Sony and Toppan Printing, a large Japanese printing company, have developed a Blu-ray Disc based on a paper substrate which promises to be more environmentally friendly and secure when destroyed than traditional discs, they announced.
Blu-ray Disc uses a blue laser to achieve a storage capacity of around 25G bytes or around five times that of current DVD discs. It is one of a number of new optical disc storage formats that are being targeted at applications such as storage of high-definition video.
In a Blu-ray Disc the recording layer on which the data is stored lies under a 0.1mm protective layer and on top of a 1.1mm thick substrate. The substrate, or basic surface on which a material adheres, is usually made of a polycarbonate plastic but the new prototype disc replaces this with paper. The result is a disc of which paper makes up approximately 51 percent of its weight, Sony.
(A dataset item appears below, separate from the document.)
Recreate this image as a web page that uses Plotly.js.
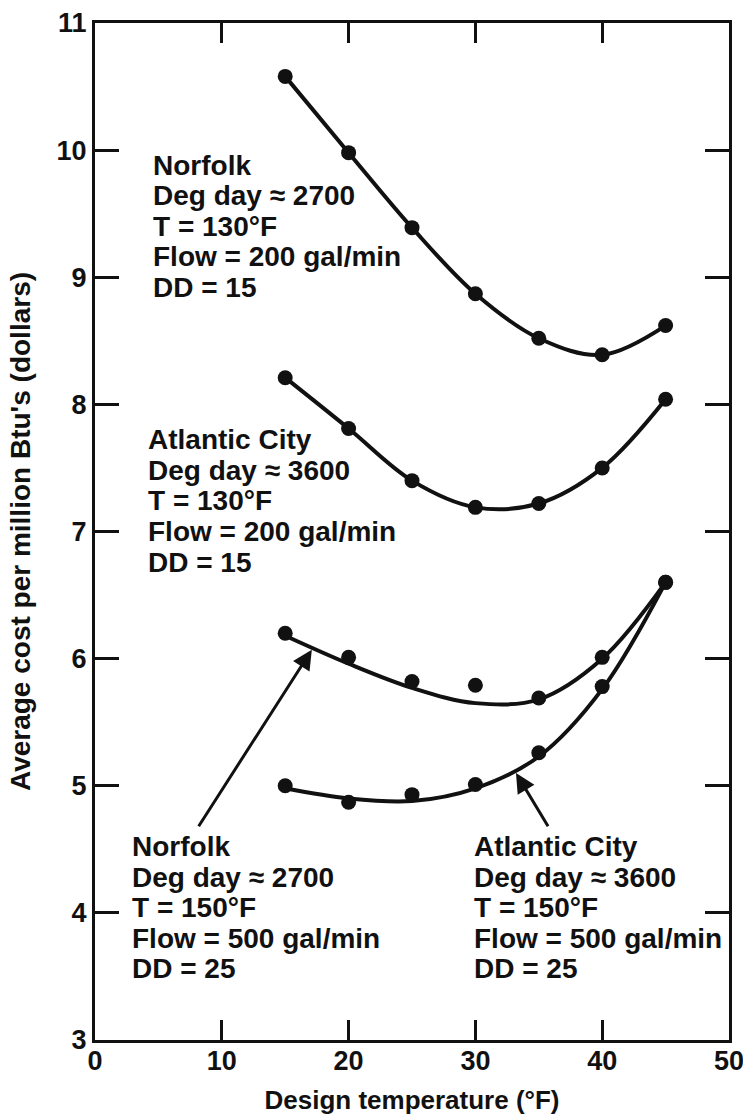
<!DOCTYPE html>
<html>
<head>
<meta charset="utf-8">
<script src="https://cdn.plot.ly/plotly-3.0.1.min.js"></script>
<style>
  html, body { margin: 0; padding: 0; background: #ffffff; }
  #chart { width: 743px; height: 1119px; }
</style>
</head>
<body>
<div id="chart"></div>
<script>
// Design temperatures (°F) at which the cost was evaluated
const temps = [15, 20, 25, 30, 35, 40, 45];

// Average cost per million Btu's (dollars), measured points
const norfolk130  = [10.58, 9.98, 9.39, 8.87, 8.52, 8.39, 8.62];
const atlantic130 = [8.21, 7.81, 7.40, 7.19, 7.22, 7.50, 8.04];
const norfolk150  = [6.20, 6.01, 5.82, 5.79, 5.69, 6.01, 6.60];
const atlantic150 = [5.00, 4.87, 4.93, 5.01, 5.26, 5.78, 6.60];

// Smoothed trend lines drawn through the 150°F series
const norfolk150Fit  = [6.18, 5.96, 5.77, 5.65, 5.68, 6.00, 6.60];
const atlantic150Fit = [4.98, 4.90, 4.88, 4.98, 5.23, 5.76, 6.60];

// Axis ticks
const xTicks = [0, 10, 20, 30, 40, 50];
const yTicks = [3, 4, 5, 6, 7, 8, 9, 10, 11];

// Text blocks describing each case
const norfolk130Text  = ["Norfolk", "Deg day \u2248 2700", "T = 130\u00b0F", "Flow = 200 gal/min", "DD = 15"];
const atlantic130Text = ["Atlantic City", "Deg day \u2248 3600", "T = 130\u00b0F", "Flow = 200 gal/min", "DD = 15"];
const norfolk150Text  = ["Norfolk", "Deg day \u2248 2700", "T = 150\u00b0F", "Flow = 500 gal/min", "DD = 25"];
const atlantic150Text = ["Atlantic City", "Deg day \u2248 3600", "T = 150\u00b0F", "Flow = 500 gal/min", "DD = 25"];

const INK = '#111111';
const FONT = 'Liberation Sans, Arial, sans-serif';
const lineStyle = { color: INK, width: 4, shape: 'spline', smoothing: 1 };
const markerStyle = { color: INK, size: 15 };

const traces = [
  { x: temps, y: norfolk130, mode: 'lines+markers', line: lineStyle, marker: markerStyle, name: 'Norfolk 130°F' },
  { x: temps, y: atlantic130, mode: 'lines+markers', line: lineStyle, marker: markerStyle, name: 'Atlantic City 130°F' },
  { x: temps, y: norfolk150Fit, mode: 'lines', line: lineStyle, name: 'Norfolk 150°F trend' },
  { x: temps, y: norfolk150, mode: 'markers', marker: markerStyle, name: 'Norfolk 150°F' },
  { x: temps, y: atlantic150Fit, mode: 'lines', line: lineStyle, name: 'Atlantic City 150°F trend' },
  { x: temps, y: atlantic150, mode: 'markers', marker: markerStyle, name: 'Atlantic City 150°F' }
];

const textFont = { family: FONT, size: 28, color: INK, weight: 'bold' };
const LINE_STEP = 0.24; // vertical spacing between text lines, in axis units

function textBlock(lines, x, yFirst) {
  return lines.map((t, i) => ({
    text: t, x: x, y: yFirst - i * LINE_STEP, xref: 'x', yref: 'y',
    xanchor: 'left', yanchor: 'middle', showarrow: false,
    font: textFont, borderpad: 0
  }));
}

const annotations = []
  .concat(textBlock(norfolk130Text, 4.5, 9.88))
  .concat(textBlock(atlantic130Text, 4.1, 7.72))
  .concat(textBlock(norfolk150Text, 2.85, 4.52))
  .concat(textBlock(atlantic150Text, 29.8, 4.52));

// Pointers from the lower text blocks to their curves
const arrowStyle = {
  text: '', showarrow: true, xref: 'x', yref: 'y', axref: 'x', ayref: 'y',
  arrowhead: 2, arrowsize: 1.3, arrowwidth: 3, arrowcolor: INK, standoff: 0
};
annotations.push(Object.assign({}, arrowStyle, { x: 17.1, y: 6.07, ax: 8.1, ay: 4.67 }));
annotations.push(Object.assign({}, arrowStyle, { x: 33.2, y: 5.10, ax: 35.8, ay: 4.67 }));

const tickFont = { family: FONT, size: 27, color: INK, weight: 'bold' };

const axisCommon = {
  showgrid: false, zeroline: false, showline: true, linewidth: 3, linecolor: INK,
  mirror: 'ticks', ticks: 'inside', tickwidth: 3, tickcolor: INK, tickfont: tickFont,
  ticklabeloverflow: 'allow'
};

const layout = {
  width: 743, height: 1119,
  margin: { l: 95, r: 14, t: 23, b: 79 },
  paper_bgcolor: '#ffffff', plot_bgcolor: '#ffffff',
  showlegend: false,
  xaxis: Object.assign({}, axisCommon, {
    range: [0, 50], tickvals: xTicks, ticklen: 20, ticklabelstandoff: -5,
    title: { text: 'Design temperature (\u00b0F)', font: { family: FONT, size: 26, color: INK, weight: 'bold' }, standoff: 16 }
  }),
  yaxis: Object.assign({}, axisCommon, {
    range: [3, 11], tickvals: yTicks, ticklen: 24,
    title: { text: "Average cost per million Btu's (dollars)", font: { family: FONT, size: 28, color: INK, weight: 'bold' }, standoff: 18 }
  }),
  annotations: annotations
};

Plotly.newPlot('chart', traces, layout, { staticPlot: true, displayModeBar: false });
</script>
</body>
</html>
By replacing plastic with paper the companies hope to produce a more environmentally friendly, as well as a more secure disc, said Taro Takamine, a spokesman for Sony in Tokyo.
"Oil is a limited resource but paper can be recycled," he said. "One of the initial advantages of the paper disc will be a decrease in the amount of raw material needed to produce a disc."
By replacing most of the plastic in a disc with paper it could also aid recycling of products such as magazines bundled with discs, Takamine said.
The paper disc can also be more easily cut with a pair of scissors and that will make it much easier for users to destroy discs, and thus protect their data, when disposing of unneeded discs, he said.
The next step for the two companies is to investigate mass production techniques and possibly realize another goal of the project: a cheaper Blu-ray Disc. Sony currently sells blank Blu-ray Discs for around ¥3,500 (£18).